Tuesday, November 26, 2013

Review: Nintendo's 'Super Mario 3D World,'

 I was a bit skeptical at first when Nintendo revealed this sequel to 3DS' "Super Mario 3D Land." Don't get me wrong, "3D Land" is a must-own game for the handheld, but I was hoping for something along the lines of "Super Mario Galaxy" or the much more open "Super Mario 64."
After watching gameplay videos, though, my skepticism slowly went away. Then I got my hands on it, and after playing through the first world, I had to keep going.
"3D World" starts off typically like other Mario games. Mario, Luigi, Princess Peach and Toad are strolling along joyfully when they notice a clear pipe sticking out of the ground. Out pops the Sprixie Princess begging for help, but then Bowser pops out to capture her in a bottle. Mario and company dive down the pipe and into the Sprixie Kingdom where our heroes travel through dozens of levels across multiple worlds.
Reminiscent of the classic NES title "Super Mario Bros. 2," players can select between Mario, Luigi, Peach and Toad in any level, and each have their unique abilities. While Mario is an all-around type character, Luigi jumps higher but has poor traction, Peach hovers in mid-air but is slow, and Toad is a speedster but can't jump high.
Messing around with all the characters, I found all four to be acceptable in pretty much every level. This is important since multiplayer is a major focus. Players have the option of selecting their character before the level begins, or it can be randomized in case someone wants to hog a specific one. Players can also hop in during a level as well, so no waiting around until it's finished.
Unlike "New Super Mario Bros." where having several on screen at once can become very hectic in a hurry, I didn't notice that too much in "3D World." Since it's on a 3D playing field with more open space to run around in, there's a lot less bumping into each other to create havoc (on accident anyway). Players are mostly free to run around and get as many points as they can before reaching the flagpole. Sometimes, though, the camera during multiplayer can become disorienting at times.
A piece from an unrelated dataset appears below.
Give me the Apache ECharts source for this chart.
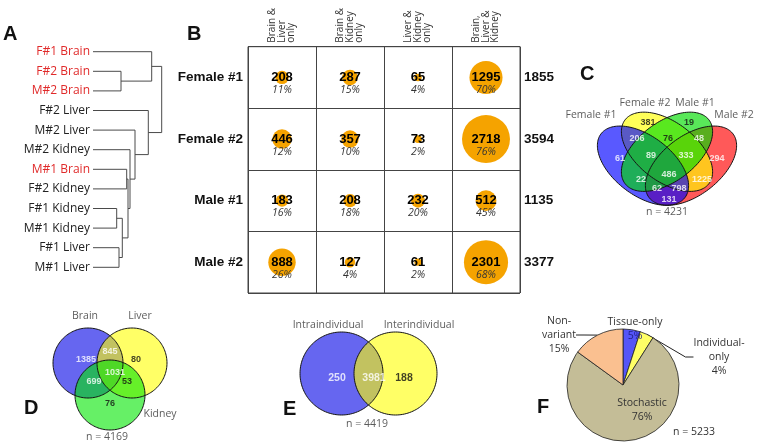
<!DOCTYPE html>
<html><head><meta charset="utf-8">
<script src="https://cdn.jsdelivr.net/npm/echarts@6/dist/echarts.min.js"></script>
<style>html,body{margin:0;padding:0;background:#fff}#c{width:757px;height:445px}</style>
</head><body><div id="c"></div>
<script>
// ================= DATA =================
// A: dendrogram (leaf order, merges: [childA, childB, height]; nodes 12+ are merges)
const dendroLeaves = ['F#1 Brain','F#2 Brain','M#2 Brain','F#2 Liver','M#2 Liver','M#2 Kidney','M#1 Brain','F#2 Kidney','F#1 Kidney','M#1 Kidney','F#1 Liver','M#1 Liver'];
const dendroMerges = [[1,2,28],[0,12,58.7],[8,9,23.7],[10,11,26],[14,15,29.3],[6,7,33.7],[17,16,35],[5,18,37],[4,19,42],[3,20,55.3],[13,21,68.7]];

// B: bubble table
const bCols = ['Brain &\nLiver\nonly','Brain &\nKidney\nonly','Liver &\nKidney\nonly','Brain,\nLiver &\nKidney'];
const bRows = ['Female #1','Female #2','Male #1','Male #2'];
const bCounts = [[208,287,65,1295],[446,357,73,2718],[183,208,232,512],[888,127,61,2301]];
const bPcts = [[11,15,4,70],[12,10,2,76],[16,18,20,45],[26,4,2,68]];
const bTotals = [1855,3594,1135,3377];

// C: 4-set Venn
const cSets = ['Female #1','Female #2','Male #1','Male #2'];
const cRegions = ['F1','F2','M1','M2','F1F2','F2M1','M1M2','F1F2M1','F2M1M2','F1M1','ALL','F2M2','F1M1M2','F1F2M2','F1M2'];
const cCounts = [61,381,19,294,206,76,48,89,333,22,486,1225,62,798,131];
const cTotal = 4231;

// D: 3-set Venn
const dSets = ['Brain','Liver','Kidney'];
const dRegions = ['B','BL','L','BLK','BK','LK','K'];
const dCounts = [1385,845,80,1031,699,53,76];
const dTotal = 4169;

// E: 2-set Venn
const eSets = ['Intraindividual','Interindividual'];
const eCounts = [250,3981,188];
const eTotal = 4419;

// F: pie
const fCategories = ['Tissue-only','Individual-only','Stochastic','Non-variant'];
const fValues = [5,4,76,15];
const fTotal = 5233;

// ================= LAYOUT / STYLE =================
const SANS = '"Open Sans", "Noto Sans", sans-serif';
const ARIAL = '"Liberation Sans", Arial, sans-serif';

// ellipse geometry: [cx, cy, rx, ry, angleDeg]
const cShapes = [[0.35,0.47,0.35,0.20,-45],[0.5,0.57,0.35,0.20,-45],[0.5,0.57,0.35,0.20,45],[0.65,0.47,0.35,0.20,45]];
const cColors = ['#0000ff','#ffff00','#00dc00','#ff0000'];
const cOrder = [3,1,0,2];
const cLabelPos = [[0.206,0.518],[0.381,0.777],[0.638,0.777],[0.813,0.518],[0.313,0.662],[0.506,0.662],[0.700,0.662],[0.400,0.540],[0.619,0.540],[0.338,0.367],[0.513,0.403],[0.719,0.367],[0.438,0.309],[0.575,0.309],[0.513,0.230]];
const cLabelColor = cRegions.map(r => (r==='F2'||r==='M1'||r==='F2M1') ? '#111' : '#fff');
const cSetPos = [[0.025,0.835],[0.363,0.921],[0.675,0.921],[0.919,0.835]];

const dShapes = [[48,53,35,35,0],[92,53,35,35,0],[70,85,35,35,0]];
const dColors = ['#0000e6','#ffff00','#00e600'];
const dLabelPos = [[46,50],[70,42],[96,50],[75,63],[54,72],[87,72],[70,94]];
const dLabelColor = ['#fff','#fff','#111','#fff','#fff','#111','#111'];
const dSetPos = [[45,6],[100,6],[120,104]];

const eShapes = [[51.5,53.5,41.5,41.5,0],[105.5,53.5,41.5,41.5,0]];
const eColors = ['#0000e6','#ffff00'];
const eLabelPos = [[47,58],[84,58],[114,58]];
const eLabelColor = ['#fff','#fff','#111'];
const eSetPos = [[38,5],[129,5]];

const fColors = ['#5555f8','#ffff66','#c4bd97','#fac090'];
const fLabelText = ['Tissue-only\n{b|5%}','Individual-\nonly\n4%','Stochastic\n76%','Non-\nvariant\n15%'];
const fLabelPos = [[635,329],[719,357],[642,410],[559,335]];

// ================= BUILD =================
const nodes = dendroLeaves.map((_, i) => ({x: 0, y: i}));
const dendroLines = [];
dendroMerges.forEach(m => {
  const a = nodes[m[0]], b = nodes[m[1]];
  nodes.push({x: m[2], y: (a.y + b.y) / 2});
  dendroLines.push({coords: [[a.x, a.y], [m[2], a.y], [m[2], b.y], [b.x, b.y]]});
});

const bData = [];
bRows.forEach((r, ri) => bCols.forEach((c, ci) => bData.push([ci, ri, bCounts[ri][ci], bPcts[ri][ci]])));

function shapeSeries(xi, yi, shapes, order, colors, alpha, mode) {
  return {
    type: 'custom', xAxisIndex: xi, yAxisIndex: yi, silent: true, z: mode === 'fill' ? 2 : 3,
    data: order.map(i => [shapes[i][0], shapes[i][1], i]),
    renderItem: function (params, api) {
      const s = shapes[api.value(2)];
      const th = s[4] * Math.PI / 180, pts = [];
      for (let k = 0; k < 144; k++) {
        const t = 2 * Math.PI * k / 144;
        const ex = s[2] * Math.cos(t), ey = s[3] * Math.sin(t);
        pts.push(api.coord([s[0] + ex * Math.cos(th) - ey * Math.sin(th), s[1] + ex * Math.sin(th) + ey * Math.cos(th)]));
      }
      return {type: 'polygon', shape: {points: pts},
        style: mode === 'fill' ? {fill: colors[api.value(2)], opacity: alpha, stroke: null}
                               : {fill: 'none', stroke: '#141414', lineWidth: 1}};
    }
  };
}
function textSeries(xi, yi, pos, texts, colors, font) {
  return {
    type: 'scatter', xAxisIndex: xi, yAxisIndex: yi, symbolSize: 1, silent: true, clip: false, z: 6,
    itemStyle: {color: 'rgba(0,0,0,0)'},
    data: pos.map((p, k) => ({name: String(texts[k]), value: [p[0], p[1]], label: {color: colors[k]}})),
    label: Object.assign({show: true, position: 'inside', formatter: '{b}'}, font)
  };
}
const cntFont = {fontFamily: ARIAL, fontWeight: 'bold', fontSize: 9};
const nameFont = {fontFamily: SANS, fontSize: 10.5, color: '#333'};

const hidden = {show: false};
const option = {
  animation: false,
  backgroundColor: '#fff',
  grid: [
    {left: 93, top: 41.9, width: 72, height: 235.2, outerBoundsMode: 'none'},
    {left: 248, top: 46.7, width: 272, height: 246.3, show: true, borderColor: '#444', borderWidth: 1, backgroundColor: 'transparent', outerBoundsMode: 'none'},
    {left: 587, top: 92, width: 160, height: 139, outerBoundsMode: 'none'},
    {left: 40, top: 310, width: 150, height: 130, outerBoundsMode: 'none'},
    {left: 290, top: 320, width: 160, height: 110, outerBoundsMode: 'none'}
  ],
  xAxis: [
    {gridIndex: 0, type: 'value', min: 0, max: 72, show: false},
    {gridIndex: 1, type: 'category', data: bCols, position: 'top',
      axisLine: hidden, axisTick: hidden,
      axisLabel: {rotate: -90, margin: 4, interval: 0, fontFamily: SANS, fontSize: 10, lineHeight: 9.5, color: '#333'},
      splitLine: {show: true, interval: 0, lineStyle: {color: '#444', width: 1}}},
    {gridIndex: 2, type: 'value', min: 0, max: 1, show: false},
    {gridIndex: 3, type: 'value', min: 0, max: 150, show: false},
    {gridIndex: 4, type: 'value', min: 0, max: 160, show: false}
  ],
  yAxis: [
    {gridIndex: 0, type: 'category', data: dendroLeaves, inverse: true,
      axisLine: hidden, axisTick: hidden, splitLine: hidden,
      axisLabel: {margin: 3, interval: 0,
        formatter: v => /Brain/.test(v) ? '{r|' + v + '}' : '{k|' + v + '}',
        rich: {r: {color: '#e02a2a', fontFamily: SANS, fontSize: 12}, k: {color: '#222', fontFamily: SANS, fontSize: 12}}}},
    {gridIndex: 0, type: 'value', min: -0.5, max: 11.5, inverse: true, show: false, position: 'right'},
    {gridIndex: 1, type: 'category', data: bRows, inverse: true,
      axisLine: hidden, axisTick: hidden,
      axisLabel: {margin: 5, interval: 0, fontFamily: ARIAL, fontWeight: 'bold', fontSize: 13.5, color: '#111', padding: [0, 0, 10, 0]},
      splitLine: {show: true, interval: 0, lineStyle: {color: '#444', width: 1}}},
    {gridIndex: 1, type: 'category', data: bTotals, inverse: true, position: 'right',
      axisLine: hidden, axisTick: hidden, splitLine: hidden,
      axisLabel: {margin: 4, interval: 0, fontFamily: ARIAL, fontWeight: 'bold', fontSize: 13.5, color: '#111', padding: [0, 0, 10, 0]}},
    {gridIndex: 2, type: 'value', min: 0, max: 1, show: false},
    {gridIndex: 3, type: 'value', min: 0, max: 130, inverse: true, show: false},
    {gridIndex: 4, type: 'value', min: 0, max: 110, inverse: true, show: false}
  ],
  series: [
    {type: 'lines', coordinateSystem: 'cartesian2d', xAxisIndex: 0, yAxisIndex: 1, polyline: true, silent: true,
      data: dendroLines, lineStyle: {color: '#4a4a4a', width: 1, opacity: 1}},
    {type: 'scatter', xAxisIndex: 1, yAxisIndex: 2, data: bData, silent: true,
      symbolSize: v => 0.92 * Math.sqrt(v[2]),
      itemStyle: {color: '#f5a300', opacity: 1},
      label: {show: true, position: 'inside', offset: [0, 6],
        formatter: p => '{v|' + p.value[2] + '}\n{p|' + p.value[3] + '%}',
        rich: {v: {fontFamily: ARIAL, fontWeight: 'bold', fontSize: 13, color: '#000', lineHeight: 13},
               p: {fontFamily: SANS, fontStyle: 'italic', fontSize: 10.5, color: '#333', lineHeight: 12}}}},
    shapeSeries(2, 4, cShapes, cOrder, cColors, 0.65, 'fill'),
    shapeSeries(2, 4, cShapes, [0,1,2,3], cColors, 1, 'stroke'),
    textSeries(2, 4, cLabelPos, cCounts, cLabelColor, cntFont),
    textSeries(2, 4, cSetPos.concat([[0.5,0.137]]), cSets.concat(['n = ' + cTotal]), ['#333','#333','#333','#333','#333'], nameFont),
    shapeSeries(3, 5, dShapes, [0,1,2], dColors, 0.6, 'fill'),
    shapeSeries(3, 5, dShapes, [0,1,2], dColors, 1, 'stroke'),
    textSeries(3, 5, dLabelPos, dCounts, dLabelColor, cntFont),
    textSeries(3, 5, dSetPos.concat([[67,127]]), dSets.concat(['n = ' + dTotal]), ['#333','#333','#333','#333'], nameFont),
    shapeSeries(4, 6, eShapes, [0,1], eColors, 0.6, 'fill'),
    shapeSeries(4, 6, eShapes, [0,1], eColors, 1, 'stroke'),
    textSeries(4, 6, eLabelPos, eCounts, eLabelColor, {fontFamily: ARIAL, fontWeight: 'bold', fontSize: 10.5}),
    textSeries(4, 6, eSetPos.concat([[77,104]]), eSets.concat(['n = ' + eTotal]), ['#333','#333','#333'], nameFont),
    {type: 'pie', center: [623, 385], radius: 56, startAngle: 90, clockwise: true, silent: true,
      avoidLabelOverlap: false, color: fColors,
      itemStyle: {borderColor: '#222', borderWidth: 0.8},
      data: fCategories.map((n, i) => ({name: n, value: fValues[i], labelLine: {show: i === 1 || i === 3}})),
      label: {show: true, formatter: p => fLabelText[p.dataIndex], fontFamily: SANS, fontSize: 10.5, color: '#333', lineHeight: 14, align: 'center',
        rich: {b: {color: '#22228a', fontFamily: SANS, fontSize: 10.5, lineHeight: 14}}},
      labelLine: {show: false, length: 8, length2: 8, lineStyle: {color: '#222', width: 1}},
      labelLayout: p => ({x: fLabelPos[p.dataIndex][0], y: fLabelPos[p.dataIndex][1], align: 'center', verticalAlign: 'middle'})}
  ],
  graphic: [
    {type: 'text', x: 3, y: 34, style: {text: 'A', font: 'bold 20px "Liberation Sans"', fill: '#111', verticalAlign: 'middle'}},
    {type: 'text', x: 187, y: 34, style: {text: 'B', font: 'bold 20px "Liberation Sans"', fill: '#111', verticalAlign: 'middle'}},
    {type: 'text', x: 580, y: 74, style: {text: 'C', font: 'bold 20px "Liberation Sans"', fill: '#111', verticalAlign: 'middle'}},
    {type: 'text', x: 24, y: 408, style: {text: 'D', font: 'bold 20px "Liberation Sans"', fill: '#111', verticalAlign: 'middle'}},
    {type: 'text', x: 283, y: 409, style: {text: 'E', font: 'bold 20px "Liberation Sans"', fill: '#111', verticalAlign: 'middle'}},
    {type: 'text', x: 537, y: 407, style: {text: 'F', font: 'bold 20px "Liberation Sans"', fill: '#111', verticalAlign: 'middle'}},
    {type: 'text', x: 694, y: 432, style: {text: 'n = ' + fTotal, font: '10.5px "Open Sans"', fill: '#333', align: 'center', verticalAlign: 'middle'}}
  ]
};
const chart = echarts.init(document.getElementById('c'));
chart.setOption(option);
</script></body></html>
The game features some of the best level design to date from Nintendo, and the fact it's in glorious HD makes it even better. Levels have a uniqueness about them that stand out from others. Part of the fun is seeing what comes up next, so I won't spoil all the details. One level that plays with shadows has superb lighting effects while another is a tribute to Mario Kart that I wanted to play again and again. The new cat power-up will have you climbing up every wall to find secrets. Nabbing cherries to control multiple Marios or others at once leads to some very strategic situations.
The difficulty of "3D World" comes from finding three hidden stars in each level, as well as collecting dozens of stamps to complete your collection. The game can be breezed through in a day tops if one decides to just rush to the end of every level, but that's no fun. Collecting these stars will test one's platforming skills -- even some spots in World 1 which is typically the easiest. It's encouraged to attempt to get them all, too, since they help unlock more levels.
From a console standpoint, the PS4 and Xbox One will get all the attention this holiday season. The Wii U desperately needs software to stay relevant into 2014, and "Super Mario 3D World" is the best game to give the console a chance at turning it around.